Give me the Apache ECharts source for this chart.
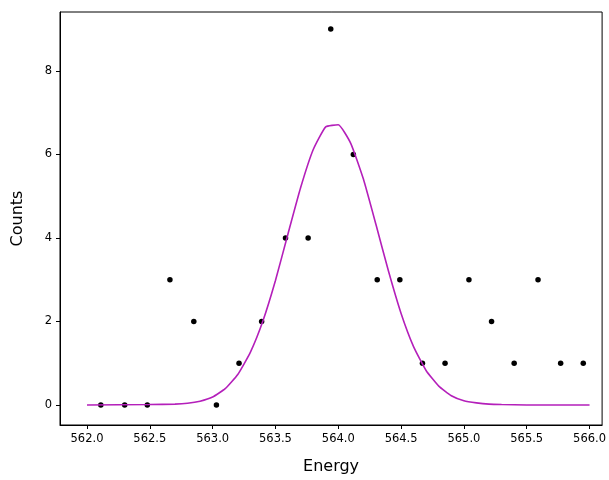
<!DOCTYPE html>
<html><head><meta charset="utf-8">
<script src="https://cdn.jsdelivr.net/npm/echarts@6/dist/echarts.min.js"></script>
<style>html,body{margin:0;padding:0;background:#fff}#c{width:609px;height:480px}</style>
</head><body><div id="c"></div>
<script>
// measured points
var energy = [562.11,562.30,562.48,562.66,562.85,563.03,563.21,563.39,563.58,563.76,563.94,564.12,564.31,564.49,564.67,564.85,565.04,565.22,565.40,565.59,565.77,565.95];
var counts = [0,0,0,3,2,0,1,2,4,4,9,6,3,3,1,1,3,2,1,3,1,1];
// fitted curve
var fitX = [562.0,562.5,562.7,562.8,562.9,563.0,563.1,563.2,563.3,563.4,563.5,563.6,563.7,563.8,563.9,564.0,564.1,564.2,564.3,564.4,564.5,564.6,564.7,564.8,564.9,565.0,565.1,565.2,565.3,565.5,566.0];
var fitY = [0,0.01,0.02,0.04,0.09,0.19,0.39,0.73,1.26,2.01,2.98,4.10,5.20,6.11,6.66,6.71,6.26,5.41,4.32,3.20,2.19,1.39,0.82,0.45,0.22,0.10,0.05,0.02,0.01,0,0];
var xTicks = [562.0,562.5,563.0,563.5,564.0,564.5,565.0,565.5,566.0];
var yTicks = [0,2,4,6,8];

var chart = echarts.init(document.getElementById('c'));
var font = 'DejaVu Sans';
chart.setOption({
  animation: false,
  grid: {left: 60, right: 6, top: 12, bottom: 55, show: true, borderColor: '#000', borderWidth: 1},
  xAxis: {
    type: 'value', min: 561.785, max: 566.1,
    name: 'Energy', nameLocation: 'middle', nameGap: 34,
    nameTextStyle: {fontFamily: font, fontSize: 16, color: '#000'},
    axisLine: {show: true, onZero: false, lineStyle: {color: '#000'}}, splitLine: {show: false},
    axisTick: {show: true, length: 4, inside: false, customValues: xTicks, lineStyle: {color: '#000'}},
    axisLabel: {customValues: xTicks, fontFamily: font, fontSize: 11.5, color: '#000', margin: 8,
      formatter: function (v) { return v.toFixed(1); }}
  },
  yAxis: {
    type: 'value', min: -0.48, max: 9.41,
    name: 'Counts', nameLocation: 'middle', nameGap: 34,
    nameTextStyle: {fontFamily: font, fontSize: 16, color: '#000'},
    axisLine: {show: true, onZero: false, lineStyle: {color: '#000'}}, splitLine: {show: false},
    axisTick: {show: true, length: 4, inside: false, customValues: yTicks, lineStyle: {color: '#000'}},
    axisLabel: {customValues: yTicks, fontFamily: font, fontSize: 11.5, color: '#000', margin: 8}
  },
  series: [
    {type: 'line', data: fitX.map(function (x, i) { return [x, fitY[i]]; }),
      showSymbol: false, smooth: 0.15, lineStyle: {color: '#b41fba', width: 1.6}},
    {type: 'scatter', data: energy.map(function (x, i) { return [x, counts[i]]; }),
      symbolSize: 5.5, itemStyle: {color: '#000', opacity: 1}}
  ]
});
</script></body></html>
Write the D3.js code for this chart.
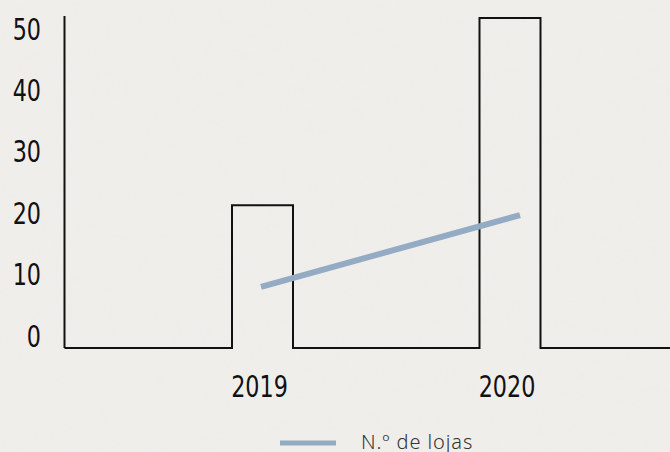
<!DOCTYPE html>
<html>
<head>
<meta charset="utf-8">
<script src="https://cdn.jsdelivr.net/npm/d3@7"></script>
<style>
  html, body { margin: 0; padding: 0; background: #eeece9; overflow: hidden; }
  .cond { font-family: "DejaVu Sans Condensed", "DejaVu Sans", sans-serif; font-stretch: condensed; }
</style>
</head>
<body>
<script>
// data
var years = ["2019", "2020"];
var barValues = [21.3, 51.8];
var lineValues = [8, 19.7];
var yTicks = [0, 10, 20, 30, 40, 50];
var legendLabel = "N.º de lojas";

var W = 670, H = 452;
var svg = d3.select("body").append("svg")
  .attr("width", W)
  .attr("height", H)
  .attr("viewBox", "0 0 " + W + " " + H);

// paper texture
var defs = svg.append("defs");
var f = defs.append("filter").attr("id", "paper").attr("x", 0).attr("y", 0).attr("width", "100%").attr("height", "100%");
f.append("feTurbulence").attr("type", "fractalNoise").attr("baseFrequency", 0.06).attr("numOctaves", 4).attr("seed", 4).attr("result", "n");
f.append("feColorMatrix").attr("type", "matrix")
  .attr("values", "0 0 0 0 0.85  0 0 0 0 0.84  0 0 0 0 0.82  0 0 0 -1.4 0.9");
svg.append("rect").attr("width", W).attr("height", H).attr("fill", "#f0eeeb");
svg.append("rect").attr("width", W).attr("height", H).attr("filter", "url(#paper)").attr("opacity", 0.5);

var baseY = 348;
var y = d3.scaleLinear().domain([0, 50]).range([336, 29]);
var x = d3.scalePoint().domain(years).range([262.5, 510]);
var bw = 61;
var xLine = d3.scalePoint().domain(years).range([261, 520]);

// y axis
svg.append("line")
  .attr("x1", 64.5).attr("x2", 64.5)
  .attr("y1", 16).attr("y2", baseY)
  .attr("stroke", "#111").attr("stroke-width", 2);

// condensed digits: squeeze horizontally
var sx = 0.84;
svg.selectAll("text.ytick").data(yTicks).enter().append("text")
  .attr("class", "ytick cond")
  .attr("transform", function (d) { return "translate(41," + y(d) + ") scale(" + sx + ",1)"; })
  .attr("dy", "0.36em")
  .attr("text-anchor", "end")
  .attr("font-size", 29.5)
  .attr("fill", "#111")
  .text(function (d) { return d; });

// step outline of the bars along baseline
var pts = [[64.5, baseY]];
years.forEach(function (yr, i) {
  var x0 = x(yr) - bw / 2, x1 = x(yr) + bw / 2;
  pts.push([x0, baseY], [x0, y(barValues[i])], [x1, y(barValues[i])], [x1, baseY]);
});
pts.push([W, baseY]);

svg.append("path")
  .attr("d", d3.line()(pts))
  .attr("fill", "none")
  .attr("stroke", "#111")
  .attr("stroke-width", 2);

// x labels
svg.selectAll("text.xtick").data(years).enter().append("text")
  .attr("class", "xtick cond")
  .attr("transform", function (d) { return "translate(" + (x(d) - 3) + ",386) scale(" + sx + ",1)"; })
  .attr("dy", "0.36em")
  .attr("text-anchor", "middle")
  .attr("font-size", 29.5)
  .attr("fill", "#111")
  .text(function (d) { return d; });

// line series
svg.append("path")
  .datum(lineValues)
  .attr("d", d3.line()
    .x(function (d, i) { return xLine(years[i]); })
    .y(function (d) { return y(d); }))
  .attr("fill", "none")
  .attr("stroke", "#94abc4")
  .attr("stroke-width", 6);

// legend
svg.append("line")
  .attr("x1", 280).attr("x2", 336)
  .attr("y1", 443).attr("y2", 443)
  .attr("stroke", "#94abc4")
  .attr("stroke-width", 5);

svg.append("text")
  .attr("x", 361)
  .attr("y", 449)
  .attr("font-family", "'Noto Sans', sans-serif")
  .attr("font-weight", 300)
  .attr("font-size", 20)
  .attr("letter-spacing", 0.9)
  .attr("fill", "#333")
  .text(legendLabel);
</script>
</body>
</html>
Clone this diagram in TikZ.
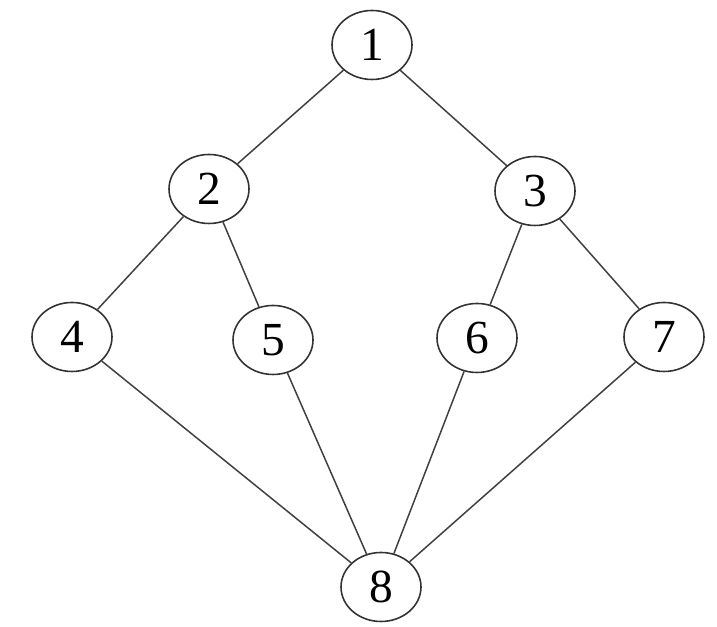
\documentclass[tikz,border=0pt]{standalone}
\usepackage{fontspec}
\setmainfont{Liberation Serif}
\usepackage{tikz}
\usetikzlibrary{shapes.geometric}

\begin{document}
\begin{tikzpicture}[
    vert/.style={ellipse, draw=black!80, line width=0.9pt, fill=white, minimum width=1.6cm, minimum height=1.38cm, inner sep=0pt, font=\fontsize{27}{30}\selectfont},
    edge/.style={draw=black!75, line width=0.85pt}
]
\useasboundingbox (0,0) rectangle (14.34,12.54);

% vertices of the lattice
\node[vert] (n1) at (7.44, 11.64) {1};
\node[vert] (n2) at (4.18, 8.76) {2};
\node[vert] (n3) at (10.70, 8.72) {3};
\node[vert] (n4) at (1.44, 5.80) {4};
\node[vert] (n5) at (5.46, 5.74) {5};
\node[vert] (n6) at (9.54, 5.78) {6};
\node[vert] (n7) at (13.28, 5.80) {7};
\node[vert] (n8) at (7.62, 0.80) {8};

% edges
\foreach \a/\b in {n1/n2, n1/n3, n2/n4, n2/n5, n3/n6, n3/n7, n4/n8, n5/n8, n6/n8, n7/n8} {
    \draw[edge] (\a) -- (\b);
}

\end{tikzpicture}
\end{document}
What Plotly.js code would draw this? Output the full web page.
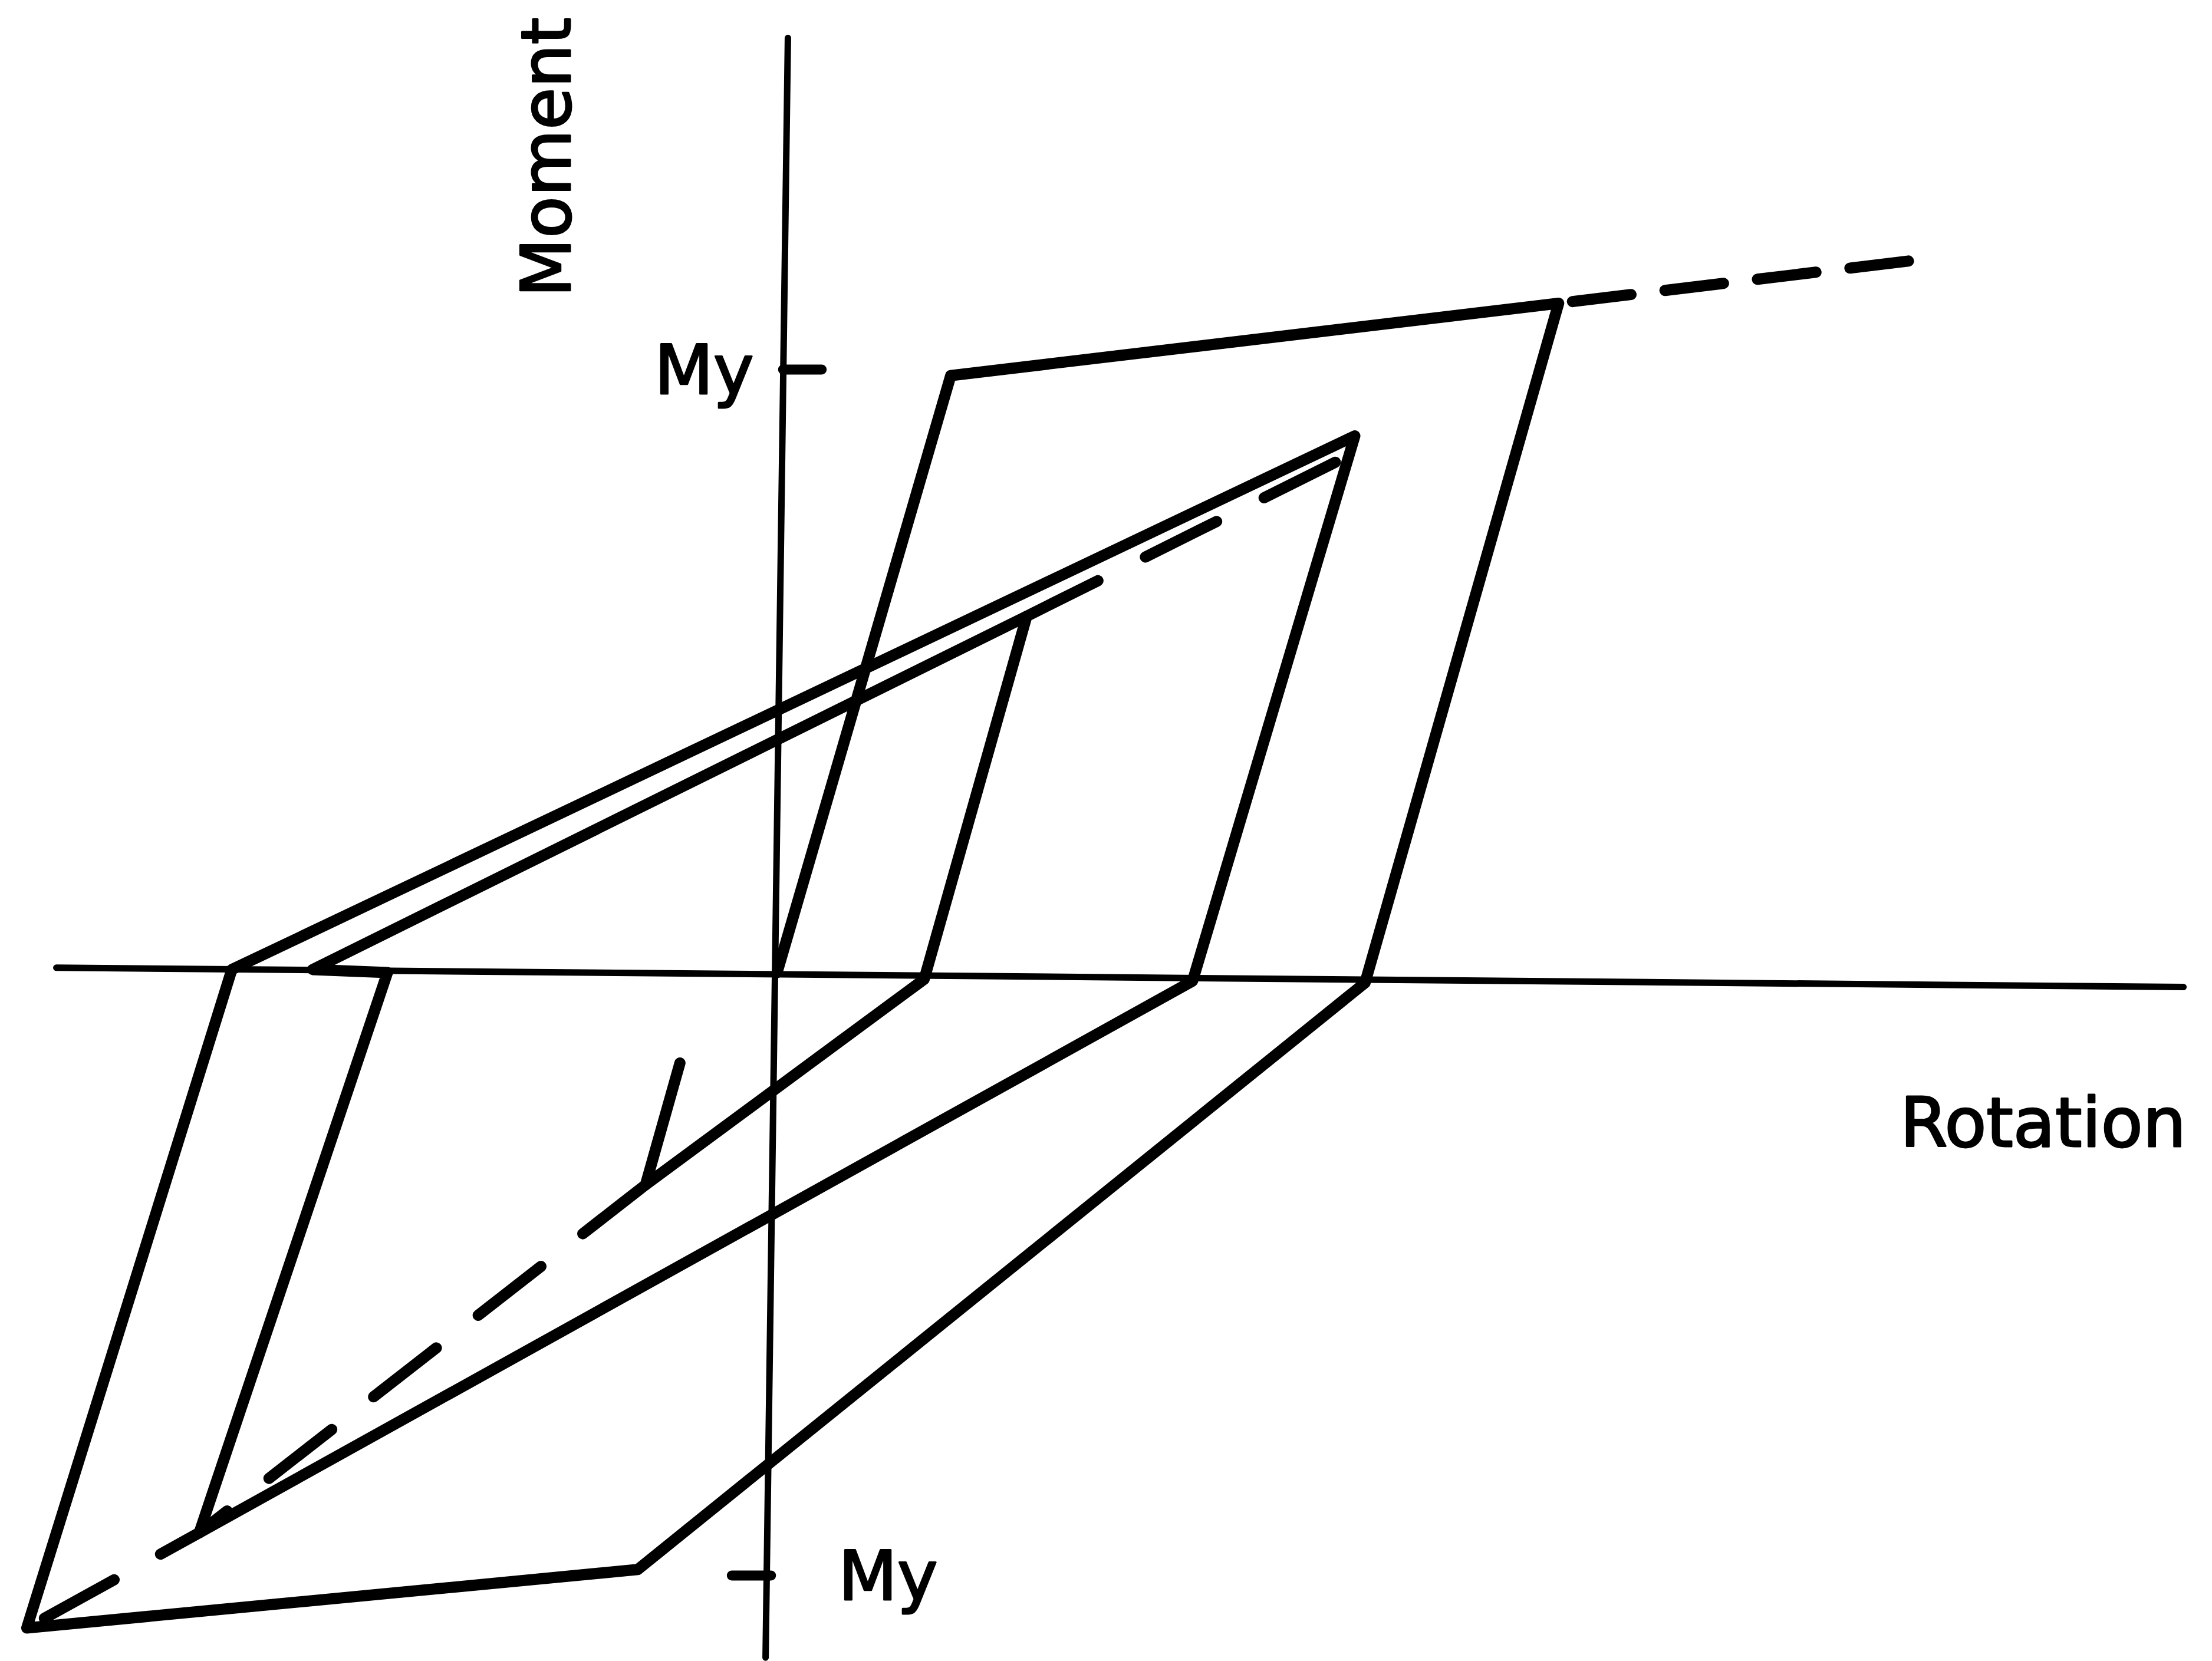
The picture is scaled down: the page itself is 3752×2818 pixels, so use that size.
<!DOCTYPE html>
<html>
<head>
<meta charset="utf-8">
<script src="https://cdn.plot.ly/plotly-3.0.1.min.js"></script>
<style>
  html, body { margin: 0; padding: 0; background: #ffffff; }
  #chart { width: 3752px; height: 2818px; }
  /* pen-like strokes: rounded joins and ends */
  #chart .scatterlayer path.js-line { stroke-linejoin: round; stroke-linecap: round; }
  /* slightly heavier lettering */
  #chart .annotation-text { stroke: #000000; stroke-width: 3px; stroke-linejoin: round; }
</style>
</head>
<body>
<div id="chart"></div>
<script>
// Moment–rotation hysteresis. Moment is expressed as M/My, rotation in the same drawing units.

// Loading path (solid): elastic loading, hardening, unloading and the successive reversals
const pathRot = [0.000, 0.288, 1.296, 0.975, -0.231, -1.244, -0.904, 0.958, 0.689, -0.958, -0.646, -0.770, 0.414, 0.244, -0.218, -0.161];
const pathMom = [0.000, 0.990, 1.110, -0.017, -0.990, -1.087, 0.005, 0.890, -0.014, -0.929, 0.000, 0.005, 0.591, -0.011, -0.352, -0.150];

// Monotonic envelope beyond the first peak (dashed), listed from its far end back to the peak
const envRot = [1.876, 1.296];
const envMom = [1.180, 1.110];

// Reloading towards the previous positive peak (dashed)
const aimPosRot = [0.414, 0.929];
const aimPosMom = [0.591, 0.848];

// Reloading towards the previous negative peaks (dashed)
const aimNegRot = [-0.218, -0.958, -1.244];
const aimNegMom = [-0.352, -0.929, -1.087];

// Reference axes as drawn
const rotAxisRot = [-1.195, 2.332];
const rotAxisMom = [0.008, -0.024];
const momAxisRot = [0.018, -0.019];
const momAxisMom = [1.550, -1.136];

// Yield moment ticks (+My, -My)
const tickLevels = [1.0, -1.0];
const tickRotSpans = [[0.010, 0.074], [-0.075, -0.010]];

// Axis titles and tick labels
const rotationLabel = 'Rotation';
const momentLabel = 'Moment';
const yieldLabel = 'My';

const ink = '#000000';
const curveWidth = 19;
const axisWidth = 11;
const envDash = '100px,58px';
const aimDash = '135px,90px';

const traces = [
  { x: rotAxisRot, y: rotAxisMom, mode: 'lines', line: { color: ink, width: axisWidth } },
  { x: momAxisRot, y: momAxisMom, mode: 'lines', line: { color: ink, width: axisWidth } },
  { x: tickRotSpans[0], y: [tickLevels[0], tickLevels[0]], mode: 'lines', line: { color: ink, width: 17 } },
  { x: tickRotSpans[1], y: [tickLevels[1], tickLevels[1]], mode: 'lines', line: { color: ink, width: 17 } },
  { x: pathRot, y: pathMom, mode: 'lines', line: { color: ink, width: curveWidth } },
  { x: envRot, y: envMom, mode: 'lines', line: { color: ink, width: curveWidth, dash: envDash } },
  { x: aimPosRot, y: aimPosMom, mode: 'lines', line: { color: ink, width: curveWidth, dash: aimDash } },
  { x: aimNegRot, y: aimNegMom, mode: 'lines', line: { color: ink, width: curveWidth, dash: aimDash } }
];

const labelFont = { family: 'DejaVu Sans, sans-serif', size: 116, color: ink };

const layout = {
  width: 3752,
  height: 2818,
  margin: { l: 0, r: 0, t: 0, b: 0, pad: 0 },
  paper_bgcolor: '#ffffff',
  plot_bgcolor: '#ffffff',
  showlegend: false,
  xaxis: { range: [-1.2884, 2.3793], visible: false, fixedrange: true },
  yaxis: { range: [-1.1417, 1.6129], visible: false, fixedrange: true },
  annotations: [
    { x: 1.860, y: -0.249, text: rotationLabel, showarrow: false, xanchor: 'left', yanchor: 'middle', font: labelFont },
    { x: -0.382, y: 1.352, text: momentLabel, textangle: -90, showarrow: false, xanchor: 'center', yanchor: 'middle', font: labelFont },
    { x: -0.036, y: tickLevels[0], text: yieldLabel, showarrow: false, xanchor: 'right', yanchor: 'middle', font: labelFont },
    { x: 0.0997, y: tickLevels[1], text: yieldLabel, showarrow: false, xanchor: 'left', yanchor: 'middle', font: labelFont }
  ]
};

Plotly.newPlot('chart', traces, layout, { staticPlot: true, displayModeBar: false });
</script>
</body>
</html>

+ + +

- **Aim**
Without the pictures, return the listing above from its first line through the line that has "var yTicks = [0,2,4,6,8];".

- **Result**
Give me the Apache ECharts source for this chart.
<!DOCTYPE html>
<html><head><meta charset="utf-8">
<script src="https://cdn.jsdelivr.net/npm/echarts@6/dist/echarts.min.js"></script>
<style>html,body{margin:0;padding:0;background:#fff}#c{width:609px;height:480px}</style>
</head><body><div id="c"></div>
<script>
// measured points
var energy = [562.11,562.30,562.48,562.66,562.85,563.03,563.21,563.39,563.58,563.76,563.94,564.12,564.31,564.49,564.67,564.85,565.04,565.22,565.40,565.59,565.77,565.95];
var counts = [0,0,0,3,2,0,1,2,4,4,9,6,3,3,1,1,3,2,1,3,1,1];
// fitted curve
var fitX = [562.0,562.5,562.7,562.8,562.9,563.0,563.1,563.2,563.3,563.4,563.5,563.6,563.7,563.8,563.9,564.0,564.1,564.2,564.3,564.4,564.5,564.6,564.7,564.8,564.9,565.0,565.1,565.2,565.3,565.5,566.0];
var fitY = [0,0.01,0.02,0.04,0.09,0.19,0.39,0.73,1.26,2.01,2.98,4.10,5.20,6.11,6.66,6.71,6.26,5.41,4.32,3.20,2.19,1.39,0.82,0.45,0.22,0.10,0.05,0.02,0.01,0,0];
var xTicks = [562.0,562.5,563.0,563.5,564.0,564.5,565.0,565.5,566.0];
var yTicks = [0,2,4,6,8];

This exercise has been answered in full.